Abercrombie & Fitch is keeping controversial Chief Executive Mike Jeffries on board for at least another year after his current contract expires in February, ignoring recent calls for the struggling teen apparel company to cut him loose.
The retailer said the new agreement, which will take effect Feb. 2, “employs a more simplified, performance-based compensation structure that is designed to align incentives closely with the success of the company and the interests of the shareholders.”
In short, Jeffries’ pay is to be more dependent on the success of the company, which last month reported dismal earnings for the third quarter ended Nov. 2.
In addition to the seventh straight quarter of same-store sales declines, the company said it suffered a net loss of $15.6 million, or 20 cents a share, compared with a profit of $84 million, or $1.02 a share, during the same quarter a year earlier.
Jeffries has come under fire this year for comments about the exclusivity of the Abercrombie brand. Many disgruntled consumers also blame him for the brand's dearth of plus-size options – a situation the company has said it will rectify online next year.
Abercrombie is also operating in the teen-apparel category, which is struggling to recapture fickle and cash-poor young patrons. Last week, a gauge from Thomson Reuters showed November same-store sales for the category rising 0.3% year over year, missing estimates of a 0.8% increase.
Last week, Newport Beach-based activist investor Engaged Capital, which it said owns about 400,000 shares of Abercrombie stock, wrote a public letter urging the retailer to ditch Jeffries.
“Investors have endured poor performance due to poor leadership,” wrote Engaged managing member Glenn W. Welling. “The Company’s management team has a reputation for habitually under-estimating and under-executing on the changes needed to remain competitive in the fast moving teen apparel market.”
Abercrombie’s new contract with Jeffries is the “result of an extensive review by the Board and detailed discussion with shareholders over several months,” Craig Stapleton, lead independent director of the Abercrombie board, said in a statement.
The agreement, filed with the Securities and Exchange Commission, calls for an annual review of Jeffries’ $1.5-million annual base salary. Jeffries can earn up to 300% the base salary in bonuses.
He is also eligible to receive $6 million each year in long-term incentive awards -- a target amount that can be increased by the company’s compensation committee.

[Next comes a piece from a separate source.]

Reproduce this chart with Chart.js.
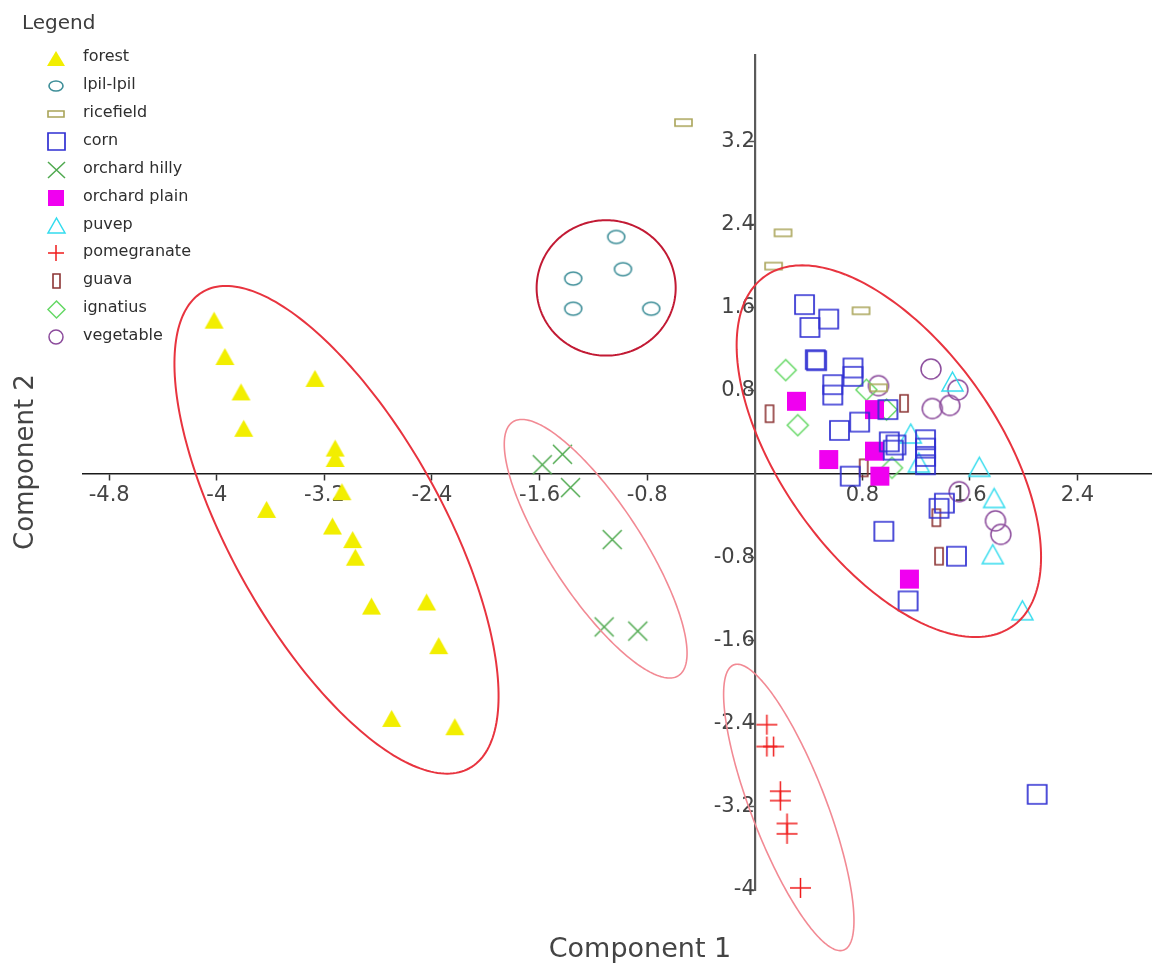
<!DOCTYPE html>
<html>
<head>
<meta charset="utf-8">
<title>Component plot</title>
<script src="https://cdn.jsdelivr.net/npm/chart.js@4/dist/chart.umd.min.js"></script>
<style>
  html, body { margin: 0; padding: 0; background: #ffffff; }
  #wrap { width: 1152px; height: 964px; }
</style>
</head>
<body>
<div id="wrap"><canvas id="plot" width="1152" height="964"></canvas></div>
<script>
// ---- scores on the first two components, one array per land use ----
const seriesNames = ['forest', 'lpil-lpil', 'ricefield', 'corn', 'orchard hilly', 'orchard plain',
                     'puvep', 'pomegranate', 'guava', 'ignatius', 'vegetable'];

const forest = [[-4.02, 1.48], [-3.94, 1.13], [-3.82, 0.79], [-3.80, 0.44], [-3.27, 0.92],
                [-3.12, 0.25], [-3.12, 0.15], [-3.07, -0.17], [-3.63, -0.34], [-3.14, -0.50],
                [-2.99, -0.63], [-2.97, -0.80], [-2.85, -1.27], [-2.44, -1.23], [-2.35, -1.65],
                [-2.70, -2.35], [-2.23, -2.43]];
const lpilLpil = [[-1.03, 2.28], [-0.98, 1.97], [-1.35, 1.88], [-1.35, 1.59], [-0.77, 1.59]];
const ricefield = [[-0.53, 3.38], [0.21, 2.32], [0.14, 2.00], [0.79, 1.57], [0.92, 0.83]];
const corn = [[0.37, 1.63], [0.55, 1.49], [0.41, 1.41], [0.45, 1.10], [0.46, 1.09], [0.73, 1.02],
              [0.73, 0.94], [0.58, 0.86], [0.58, 0.76], [0.99, 0.62], [0.78, 0.50], [0.63, 0.42],
              [1.00, 0.31], [1.05, 0.28], [1.03, 0.23], [1.27, 0.33], [1.27, 0.25], [1.27, 0.17],
              [1.27, 0.09], [0.71, -0.02], [1.37, -0.33], [1.41, -0.28], [0.96, -0.55],
              [1.50, -0.79], [1.14, -1.22], [2.10, -3.08]];
const orchardHilly = [[-1.58, 0.09], [-1.43, 0.19], [-1.37, -0.13], [-1.06, -0.63], [-1.12, -1.47], [-0.87, -1.51]];
const orchardPlain = [[0.31, 0.70], [0.89, 0.62], [0.55, 0.14], [0.89, 0.22], [0.93, -0.02], [1.15, -1.01]];
const puvep = [[1.47, 0.89], [1.16, 0.39], [1.22, 0.11], [1.67, 0.07], [1.78, -0.23], [1.77, -0.77], [1.99, -1.31]];
const pomegranate = [[0.09, -2.41], [0.09, -2.62], [0.14, -2.62], [0.19, -3.05], [0.19, -3.14],
                     [0.24, -3.36], [0.24, -3.46], [0.34, -3.98]];
const guava = [[0.11, 0.58], [1.11, 0.68], [0.81, 0.06], [1.35, -0.42], [1.37, -0.79]];
const ignatius = [[0.23, 1.00], [0.32, 0.47], [0.83, 0.81], [0.98, 0.62], [1.02, 0.06]];
const vegetable = [[1.31, 1.01], [1.51, 0.81], [1.45, 0.66], [1.32, 0.63], [1.52, -0.17],
                   [1.79, -0.45], [1.83, -0.58], [0.92, 0.85]];

const xTicks = [-4.8, -4, -3.2, -2.4, -1.6, -0.8, 0.8, 1.6, 2.4];
const yTicks = [3.2, 2.4, 1.6, 0.8, -0.8, -1.6, -2.4, -3.2, -4];

// ---- marker glyphs ----
function makeMarker(kind, color, w, h, lw) {
  const pad = 2;
  const c = document.createElement('canvas');
  c.width = Math.round(w + pad * 2);
  c.height = Math.round(h + pad * 2);
  const g = c.getContext('2d');
  g.strokeStyle = color;
  g.fillStyle = color;
  g.lineWidth = lw || 1.5;
  const cx = c.width / 2, cy = c.height / 2, hw = w / 2, hh = h / 2;
  g.beginPath();
  let filled = false;
  switch (kind) {
    case 'triFill': filled = true; // falls through
    case 'tri':
      g.moveTo(cx, cy - hh); g.lineTo(cx + hw, cy + hh); g.lineTo(cx - hw, cy + hh); g.closePath();
      break;
    case 'oval':
      g.ellipse(cx, cy, hw, hh, 0, 0, Math.PI * 2);
      break;
    case 'boxFill': filled = true; // falls through
    case 'box':
      g.rect(cx - hw, cy - hh, w, h);
      break;
    case 'diamond':
      g.moveTo(cx, cy - hh); g.lineTo(cx + hw, cy); g.lineTo(cx, cy + hh); g.lineTo(cx - hw, cy); g.closePath();
      break;
    case 'x':
      g.moveTo(cx - hw, cy - hh); g.lineTo(cx + hw, cy + hh);
      g.moveTo(cx + hw, cy - hh); g.lineTo(cx - hw, cy + hh);
      break;
    case 'plus':
      g.moveTo(cx - hw, cy); g.lineTo(cx + hw, cy);
      g.moveTo(cx, cy - hh); g.lineTo(cx, cy + hh);
      break;
    case 'ring':
      g.arc(cx, cy, hw, 0, Math.PI * 2);
      break;
  }
  if (filled) g.fill(); else g.stroke();
  return c;
}

const styles = [
  { color: '#f2ee00', kind: 'triFill', w: 19, h: 17, lw: 1,   lw2: 18, lh2: 15 },
  { color: '#3f8f99', kind: 'oval',    w: 17, h: 13, lw: 1.6, lw2: 14, lh2: 10 },
  { color: '#a9a458', kind: 'box',     w: 17, h: 7,  lw: 1.6, lw2: 16, lh2: 6 },
  { color: '#2f2fd2', kind: 'box',     w: 19, h: 19, lw: 1.7, lw2: 17, lh2: 17 },
  { color: '#4fa94f', kind: 'x',       w: 19, h: 19, lw: 1.5, lw2: 17, lh2: 16 },
  { color: '#f000f0', kind: 'boxFill', w: 19, h: 19, lw: 1,   lw2: 16, lh2: 16 },
  { color: '#33dcee', kind: 'tri',     w: 21, h: 19, lw: 1.5, lw2: 17, lh2: 15 },
  { color: '#f01c1c', kind: 'plus',    w: 21, h: 20, lw: 1.5, lw2: 16, lh2: 16 },
  { color: '#8c3434', kind: 'box',     w: 8,  h: 17, lw: 1.6, lw2: 7,  lh2: 14 },
  { color: '#66d866', kind: 'diamond', w: 21, h: 21, lw: 1.5, lw2: 17, lh2: 17 },
  { color: '#8c4c9c', kind: 'ring',    w: 20, h: 20, lw: 1.5, lw2: 14, lh2: 14 }
];
const plotGlyphs = styles.map(s => makeMarker(s.kind, s.color, s.w, s.h, s.lw));
const keyGlyphs = styles.map(s => makeMarker(s.kind, s.color, s.lw2, s.lh2, s.lw));

const seriesData = [forest, lpilLpil, ricefield, corn, orchardHilly, orchardPlain,
                    puvep, pomegranate, guava, ignatius, vegetable];

// the glyph image sets the drawn size; a tiny radius keeps the layout from reserving overflow room
const datasets = seriesNames.map((name, i) => ({
  label: name,
  data: seriesData[i].map(p => ({ x: p[0], y: p[1] })),
  pointStyle: plotGlyphs[i],
  pointRadius: 0.5,
  pointHoverRadius: 0.5,
  pointBorderWidth: 0,
  showLine: false,
  clip: false
}));

// ---- cluster outlines: centre plus two conjugate half-axes, in component units ----
const clusterOutlines = [
  { c: [-3.11, -0.536], u: [0.988, -2.293], v: [-0.690, -0.492], color: '#e8343f', width: 2 },
  { c: [-1.105, 1.79],  u: [0.517, 0],      v: [0, 0.651],       color: '#c21a34', width: 2 },
  { c: [-1.183, -0.718], u: [0.616, -1.220], v: [-0.287, -0.240], color: '#f28a94', width: 1.6 },
  { c: [0.253, -3.206], u: [0.409, -1.371], v: [-0.260, -0.128], color: '#f28a94', width: 1.6 },
  { c: [0.997, 0.22],   u: [0.918, -1.685], v: [-0.662, -0.596], color: '#e8343f', width: 2 }
];

const outlinePlugin = {
  id: 'clusterOutlines',
  afterDatasetsDraw(chart) {
    const ctx = chart.ctx, xs = chart.scales.x, ys = chart.scales.y;
    ctx.save();
    clusterOutlines.forEach(o => {
      ctx.beginPath();
      const n = 240;
      for (let i = 0; i <= n; i++) {
        const t = (i / n) * Math.PI * 2;
        const vx = o.c[0] + o.u[0] * Math.cos(t) + o.v[0] * Math.sin(t);
        const vy = o.c[1] + o.u[1] * Math.cos(t) + o.v[1] * Math.sin(t);
        const px = xs.getPixelForValue(vx), py = ys.getPixelForValue(vy);
        if (i === 0) ctx.moveTo(px, py); else ctx.lineTo(px, py);
      }
      ctx.closePath();
      ctx.strokeStyle = o.color;
      ctx.lineWidth = o.width;
      ctx.stroke();
    });
    ctx.restore();
  }
};

// ---- legend box and axis titles ----
const FONT = '"DejaVu Sans", "Liberation Sans", Arial, sans-serif';
const decorPlugin = {
  id: 'decor',
  afterDraw(chart) {
    const ctx = chart.ctx;
    ctx.save();
    ctx.fillStyle = '#3c3c3c';
    ctx.textBaseline = 'middle';
    ctx.textAlign = 'left';
    ctx.font = '20px ' + FONT;
    ctx.fillText('Legend', 22, 24);
    ctx.font = '16px ' + FONT;
    chart.data.datasets.forEach((ds, i) => {
      const y = 58 + i * 27.9;
      const g = keyGlyphs[i];
      ctx.drawImage(g, Math.round(56 - g.width / 2), Math.round(y - g.height / 2));
      ctx.fillStyle = '#2e2e2e';
      ctx.fillText(ds.label, 83, y - 1);
    });
    ctx.fillStyle = '#444444';
    ctx.textAlign = 'center';
    ctx.font = '27px ' + FONT;
    ctx.fillText('Component 1', 640, 950);
    ctx.translate(26, 462);
    ctx.rotate(-Math.PI / 2);
    ctx.font = '26px ' + FONT;
    ctx.fillText('Component 2', 0, 0);
    ctx.restore();
  }
};

const tickFont = { family: FONT, size: 21 };

// axes sit on the origin, so their label overhang must not shrink the plotting area
function noOverhang(scale) {
  scale.paddingLeft = 0;
  scale.paddingRight = 0;
  scale.paddingTop = 0;
  scale.paddingBottom = 0;
}

new Chart(document.getElementById('plot'), {
  type: 'scatter',
  data: { datasets },
  plugins: [outlinePlugin, decorPlugin],
  options: {
    responsive: false,
    animation: false,
    events: [],
    layout: { padding: { left: 83, right: 0, top: 55, bottom: 74 } },
    scales: {
      x: {
        type: 'linear',
        min: -4.995,
        max: 2.95,
        position: { y: 0 },
        afterBuildTicks: s => { s.ticks = xTicks.map(v => ({ value: v })); },
        afterFit: noOverhang,
        ticks: {
          font: tickFont, color: '#444444', padding: 3, maxRotation: 0, autoSkip: false,
          callback: v => String(v)
        },
        grid: { display: true, drawOnChartArea: false, drawTicks: true, tickLength: 6, tickColor: '#333333', tickWidth: 1.5 },
        border: { display: true, color: '#1a1a1a', width: 1.5 }
      },
      y: {
        type: 'linear',
        min: -4.0,
        max: 4.03,
        position: { x: 0 },
        afterBuildTicks: s => { s.ticks = yTicks.map(v => ({ value: v })); },
        afterFit: noOverhang,
        ticks: {
          font: tickFont, color: '#444444', padding: 4, autoSkip: false,
          callback: v => String(v)
        },
        grid: { display: true, drawOnChartArea: false, drawTicks: true, tickLength: 6, tickColor: '#555555', tickWidth: 1.5 },
        border: { display: true, color: '#5a5a5a', width: 2.2 }
      }
    },
    plugins: {
      legend: { display: false },
      tooltip: { enabled: false }
    }
  }
});
</script>
</body>
</html>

A continued perk: Jeffries may keep using the Abercrombie corporate jet for personal travel of up to $200,000 in value. The company said it made the allowance “for security purposes.”
The contract can be terminated by either Jeffries or the company with 12 months of written notice after Feb. 1, 2015.
Abercrombie said it will also pump up its succession plan, starting to groom internal candidates, and recruit brand presidents for its Abercrombie & Fitch, abercrombie kids and Hollister brands.
The move may help resolve what RBC Capital Markets analyst Howard Tubin called “one of the major issues” facing Abercrombie: “a sameness in the merchandise offering.” Creating another layer of leadership may spark more creativity in the individual brands, analysts said.
But, Tubin warned in a note to clients, “hiring 'yes men' or 'yes women' will not bring anything beneficial to the company.”
“These leaders must challenge Mr. Jeffries and Mr. Jeffries must accept and implement input from these new executives,” he said.
Jeffries helped take Abercrombie from 36 domestic stores and $50 million in sales in 1992 to more than 1,000 stores globally and more than $4 billion in sales currently, according to the company.
“We are taking aggressive action to manage through the challenging teen retail environment by increasing our speed to market and enhancing our brand engagement,” he said in a statement. We are also focused on completing the restructuring of our cost base and ensuring we are properly organized to execute against our long-term plan.”